The benefit of using ZK verifiable computation is that it is secure and privacy-preserving but it doesn’t have a built-in feature of secret sharing. If a system is using purely zk-verified computation, the computer (or a single node) must be very powerful to perform heavy computations. To enable load sharing + balancing while preserving privacy there must be secret sharing. This is where a system like SMPC or NMC can be combined with a ZK-proof generator like Lurk, RiscZero, Nil Foundation to create robust decentralized-verifiable-outsourced compute infrastructure.
This becomes important especially when MPC/SMPC networks today are centralized. The largest MPC provider today is Sharemind and a ZK verifiability layer above it can prove to be useful. To decentralize MPC networks, the economics haven’t been figured out yet.
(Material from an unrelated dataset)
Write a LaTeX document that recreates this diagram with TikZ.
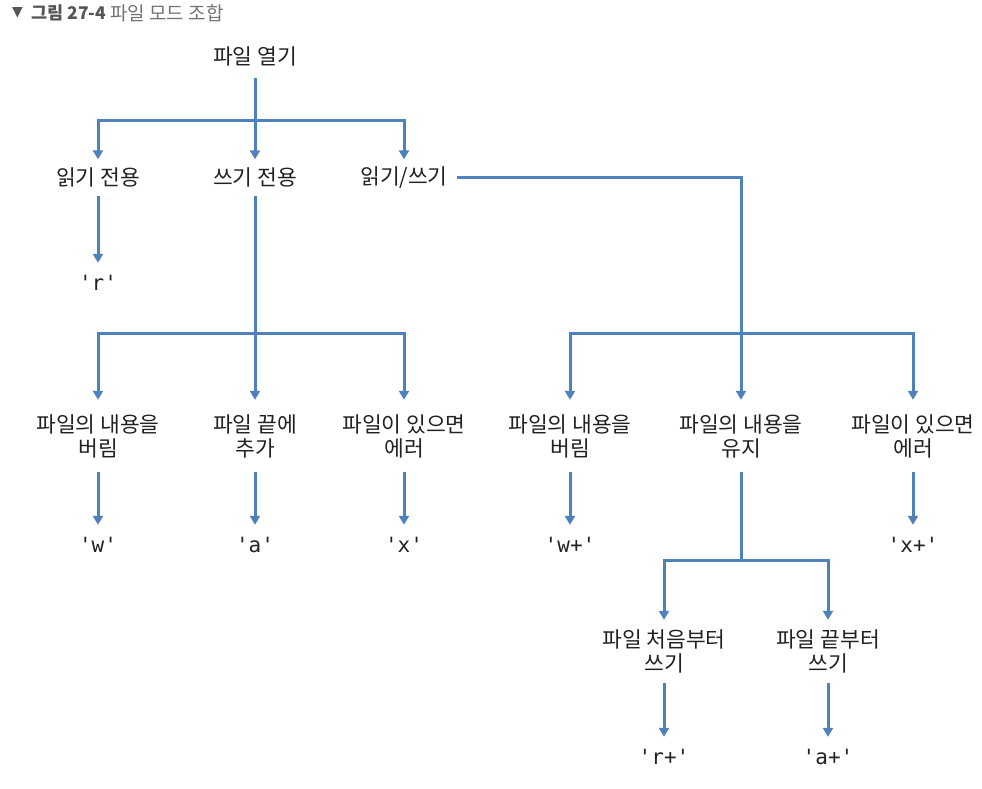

The NMC model theoretically is an upgrade to the MPC system but we are yet to see the success of the network and its economics.
Among the ZK proofs as well, there might not be a winner takes all situation. Each proof is optimized for certain types of computation and there is no one-size fits all model. Computations are of many kinds and it is up to the developers to make trade-offs on each of their proof systems. I think there is a place for both STARK-based systems, SNARK-based systems, and their future optimizations to have a place in the promised future of ZK.